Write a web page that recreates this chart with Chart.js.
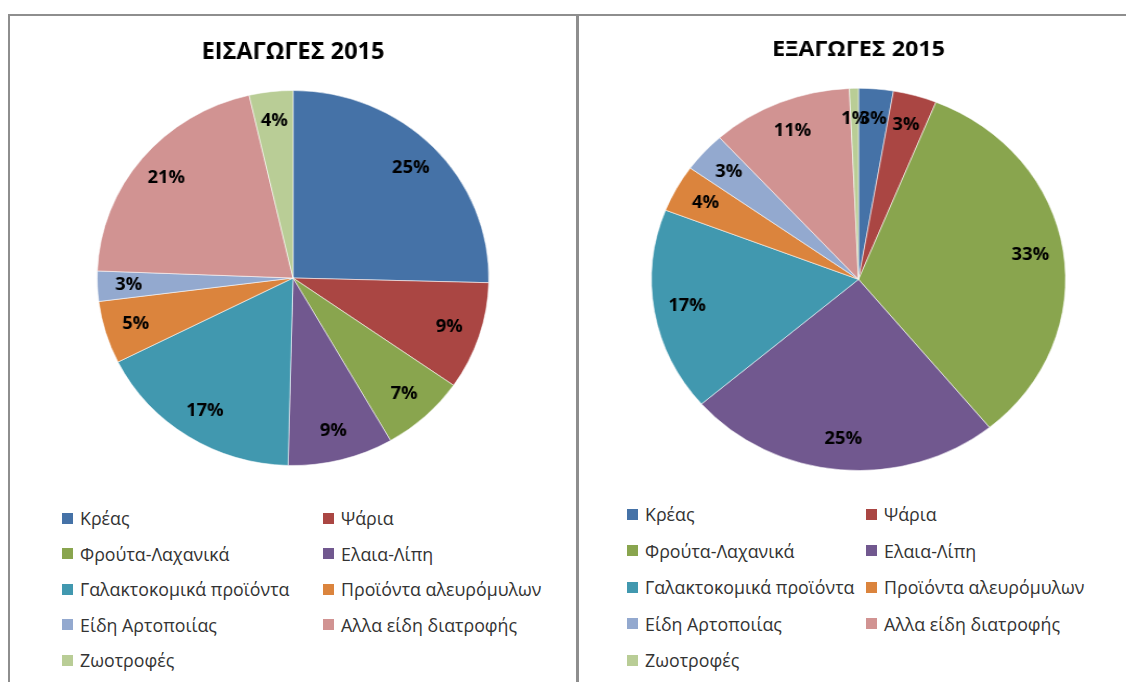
<!DOCTYPE html>
<html lang="el">
<head>
<meta charset="utf-8">
<title>Εισαγωγές - Εξαγωγές 2015</title>
<script src="https://cdn.jsdelivr.net/npm/chart.js@4/dist/chart.umd.min.js"></script>
<style>
  html, body {
    margin: 0;
    padding: 0;
    background: #fff;
  }
  body {
    position: relative;
    width: 1126px;
    height: 682px;
    overflow: hidden;
    font-family: "Open Sans", sans-serif;
  }
  .panel {
    position: absolute;
    top: 14px;
    height: 700px;
    border: 2px solid #8e8e8e;
    border-bottom: none;
  }
  #leftPanel { left: 8px; width: 566px; }
  #rightPanel { left: 577px; width: 600px; border-right: none; }
  canvas { position: absolute; left: 0; top: 0; }
  .legend { position: absolute; left: 0; top: 0; }
  .legend-item {
    position: absolute;
    display: flex;
    align-items: center;
    height: 24px;
    margin-top: -12px;
    font-size: 17.8px;
    color: #333;
    white-space: nowrap;
  }
  .legend-box {
    width: 11px;
    height: 11px;
    margin-right: 7px;
    flex: none;
  }
</style>
</head>
<body>
<div class="panel" id="leftPanel">
  <canvas id="importChart" width="542" height="452" style="width:566px;height:452px"></canvas>
</div>
<div class="panel" id="rightPanel">
  <canvas id="exportChart" width="504" height="457" style="width:546px;height:457px"></canvas>
</div>
<div class="legend" id="importLegend"></div>
<div class="legend" id="exportLegend"></div>
<script>
const IMPORT_TITLE = "ΕΙΣΑΓΩΓΕΣ 2015";
const EXPORT_TITLE = "ΕΞΑΓΩΓΕΣ 2015";

const CATEGORIES = [
  "Κρέας",
  "Ψάρια",
  "Φρούτα-Λαχανικά",
  "Ελαια-Λίπη",
  "Γαλακτοκομικά προϊόντα",
  "Προϊόντα αλευρόμυλων",
  "Είδη Αρτοποιίας",
  "Αλλα είδη διατροφής",
  "Ζωοτροφές",
];

// shares in %
const IMPORT_VALUES = [25.4, 9.3, 7.0, 8.7, 17.2, 5.4, 2.6, 20.8, 3.6];
const EXPORT_VALUES = [2.7, 3.4, 33.0, 24.6, 17.2, 4.0, 3.4, 11.0, 0.7];

const SLICE_COLORS = [
  "#4572a7",
  "#aa4643",
  "#89a54e",
  "#71588f",
  "#4198af",
  "#db843d",
  "#93a9cf",
  "#d19392",
  "#b9cd96",
];

const LABEL_RADIUS = 0.84;

Chart.defaults.font.family = "'Open Sans', sans-serif";

const percentLabelPlugin = {
  id: "percentLabels",
  afterDatasetsDraw(chart, _args, options) {
    const { ctx } = chart;
    const meta = chart.getDatasetMeta(0);
    const values = chart.data.datasets[0].data;
    const size = Number(options?.size ?? 17);

    ctx.save();
    ctx.fillStyle = "#000";
    ctx.font = `bold ${size}px 'Open Sans', sans-serif`;
    ctx.textAlign = "center";
    ctx.textBaseline = "middle";

    meta.data.forEach((arc, index) => {
      const { x, y, startAngle, endAngle, outerRadius } = arc.getProps(
        ["x", "y", "startAngle", "endAngle", "outerRadius"],
        true
      );
      const mid = (startAngle + endAngle) / 2;
      const r = outerRadius * LABEL_RADIUS;
      const text = `${Math.round(values[index])}%`;
      ctx.fillText(text, x + Math.cos(mid) * r, y + Math.sin(mid) * r);
    });

    ctx.restore();
  },
};

const buildPie = (canvasId, title, values, layout) =>
  new Chart(document.getElementById(canvasId), {
    type: "pie",
    data: {
      labels: CATEGORIES,
      datasets: [
        {
          data: values,
          backgroundColor: SLICE_COLORS,
          borderColor: "rgba(255,255,255,0.55)",
          borderWidth: 1,
        },
      ],
    },
    options: {
      responsive: false,
      animation: false,
      layout: { padding: layout.padding },
      plugins: {
        legend: { display: false },
        tooltip: { enabled: false },
        title: {
          display: true,
          text: title,
          color: "#000",
          font: { size: layout.titleSize, weight: "bold" },
          padding: layout.titlePadding,
        },
        percentLabels: { size: layout.labelSize },
      },
    },
    plugins: [percentLabelPlugin],
  });

// html legend in two columns, like the original sheet
const buildLegend = (chart, elementId, columns, top, step) => {
  const container = document.getElementById(elementId);
  const colors = chart.data.datasets[0].backgroundColor;

  chart.data.labels.forEach((label, index) => {
    const item = document.createElement("div");
    item.className = "legend-item";
    item.style.left = `${columns[index % 2]}px`;
    item.style.top = `${top + Math.floor(index / 2) * step}px`;

    const box = document.createElement("span");
    box.className = "legend-box";
    box.style.background = colors[index];

    const text = document.createElement("span");
    text.textContent = label;

    item.append(box, text);
    container.appendChild(item);
  });
};

const importChart = buildPie("importChart", IMPORT_TITLE, IMPORT_VALUES, {
  padding: { left: 0, right: 0, top: 0, bottom: 2 },
  titleSize: 22.5,
  titlePadding: { top: 23, bottom: 24 },
  labelSize: 17.5,
});

const exportChart = buildPie("exportChart", EXPORT_TITLE, EXPORT_VALUES, {
  padding: { left: 12, right: 0, top: 0, bottom: 2 },
  titleSize: 21.5,
  titlePadding: { top: 21, bottom: 25 },
  labelSize: 17,
});

buildLegend(importChart, "importLegend", [62, 323], 518, 35.5);
buildLegend(exportChart, "exportLegend", [627, 866], 514, 36.5);
</script>
</body>
</html>
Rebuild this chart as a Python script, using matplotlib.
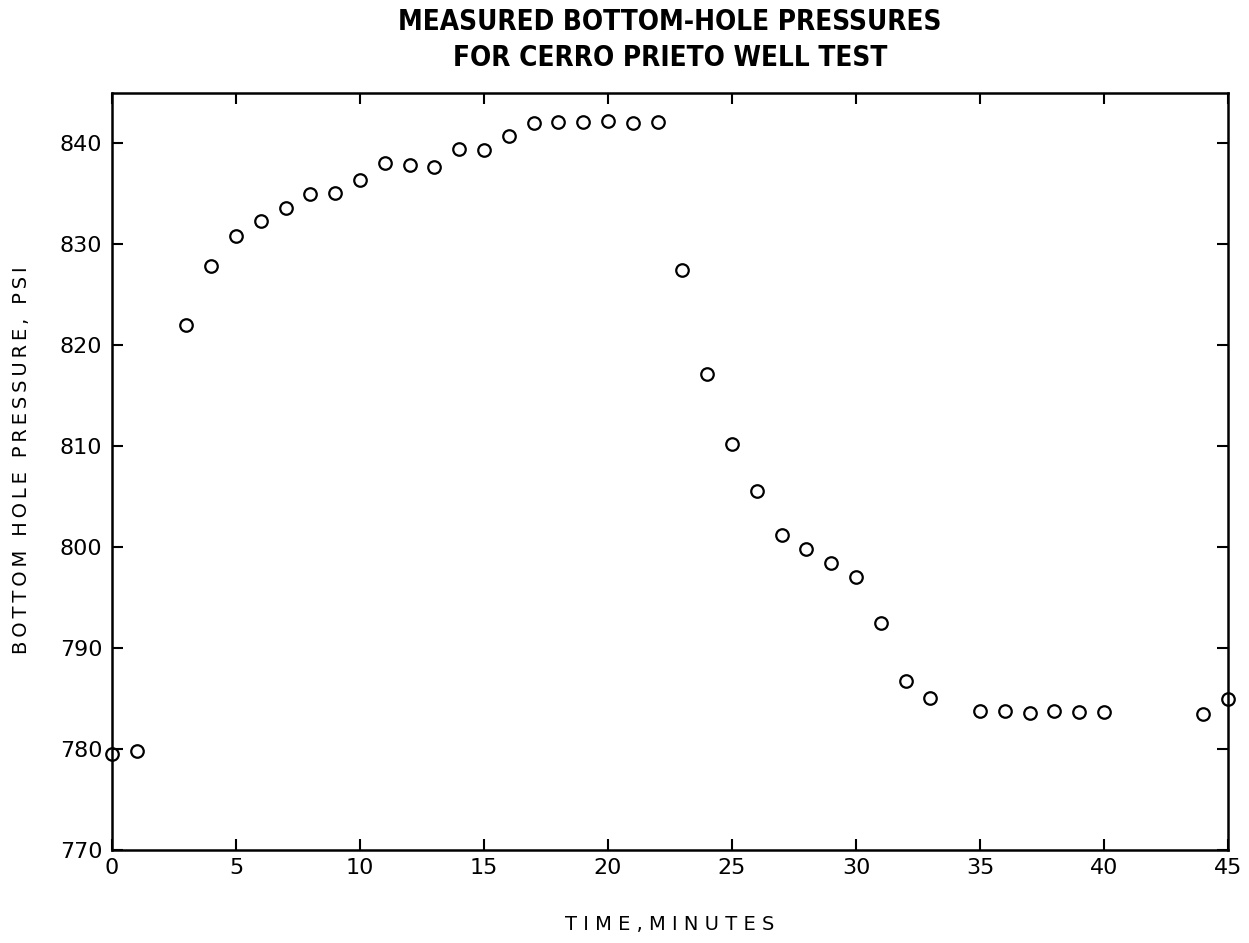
import numpy as np
import matplotlib
matplotlib.use('Agg')
import matplotlib.pyplot as plt

# bottom-hole pressure readings, one per minute (no reading at 2, 34, 41-43)
minutes = [0, 1, 3, 4, 5, 6, 7, 8, 9, 10, 11, 12, 13, 14, 15, 16, 17, 18, 19, 20, 21, 22,
           23, 24, 25, 26, 27, 28, 29, 30, 31, 32, 33, 35, 36, 37, 38, 39, 40, 44, 45]
pressure = [779.5, 779.8, 822.0, 827.9, 830.8, 832.3, 833.6, 835.0, 835.1, 836.4, 838.1,
            837.9, 837.7, 839.5, 839.4, 840.7, 842.0, 842.1, 842.1, 842.2, 842.0, 842.1,
            827.5, 817.2, 810.2, 805.6, 801.2, 799.8, 798.4, 797.0, 792.5, 786.7, 785.1,
            783.8, 783.8, 783.6, 783.8, 783.7, 783.7, 783.5, 785.0]

x_ticks = [0, 5, 10, 15, 20, 25, 30, 35, 40, 45]
y_ticks = [770, 780, 790, 800, 810, 820, 830, 840]

title = 'MEASURED BOTTOM-HOLE PRESSURES\nFOR CERRO PRIETO WELL TEST'
ylabel = 'BOTTOM HOLE PRESSURE, PSI'

plt.rcParams['font.family'] = ['DejaVu Sans']

fig = plt.figure(figsize=(12.49, 9.43), dpi=100)
ax = fig.add_axes([112 / 1249, 1 - 850 / 943, (1228 - 112) / 1249, (850 - 93) / 943])

ax.plot(minutes, pressure, linestyle='none', marker='o', markersize=9,
        markerfacecolor='none', markeredgecolor='black', markeredgewidth=1.6,
        clip_on=False)

ax.set_xlim(0, 45)
ax.set_ylim(770, 845)
ax.set_xticks(x_ticks)
ax.set_yticks(y_ticks)
ax.tick_params(direction='in', top=True, right=True, length=8, width=1.5,
               labelsize=16, pad=6)
ax.tick_params(axis='y', pad=7)
for sp in ax.spines.values():
    sp.set_linewidth(1.8)

# letter-spaced axis titles
def spaced(s, gap='\u2009'):
    return gap.join(s)

fig.text(22 / 1249, 1 - 460 / 943, spaced(ylabel), rotation=90, ha='center',
         va='center', fontsize=14)
fig.text(670 / 1249, 1 - 925 / 943, spaced('TIME', ' ') + ' , ' + spaced('MINUTES', ' '),
         ha='center', va='center', fontsize=14)

fig.text(670 / 1249, 1 - 40 / 943, title, ha='center', va='center', fontsize=20,
         fontweight='bold', fontstretch='condensed', linespacing=1.35)

fig.savefig('out.png', dpi=100, facecolor='white')
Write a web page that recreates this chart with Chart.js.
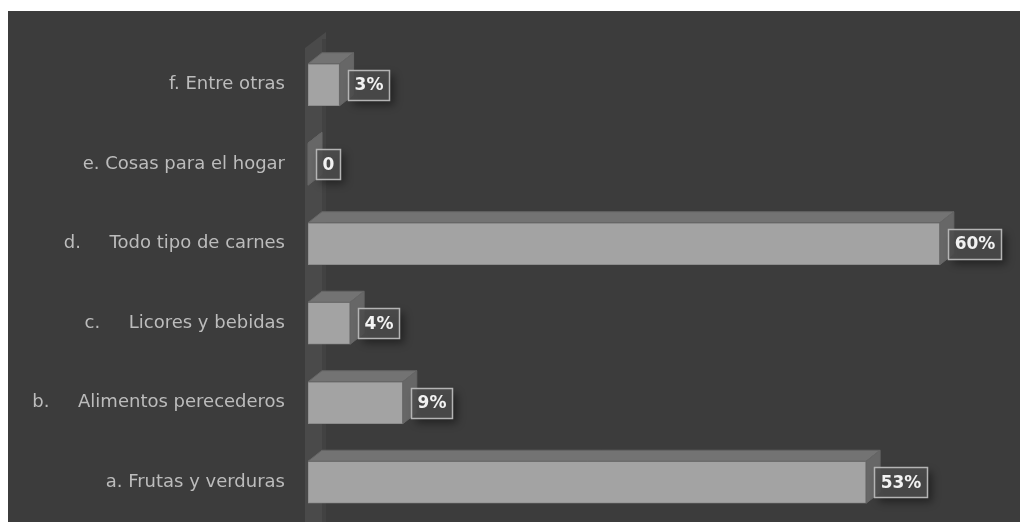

- Your goal -
Reproduce each line of the material containing the word "script".

- The solution -
<script src="https://cdn.jsdelivr.net/npm/chart.js@4/dist/chart.umd.min.js"></script>
<script>
</script>
Rebuild this chart as a Python script, using matplotlib.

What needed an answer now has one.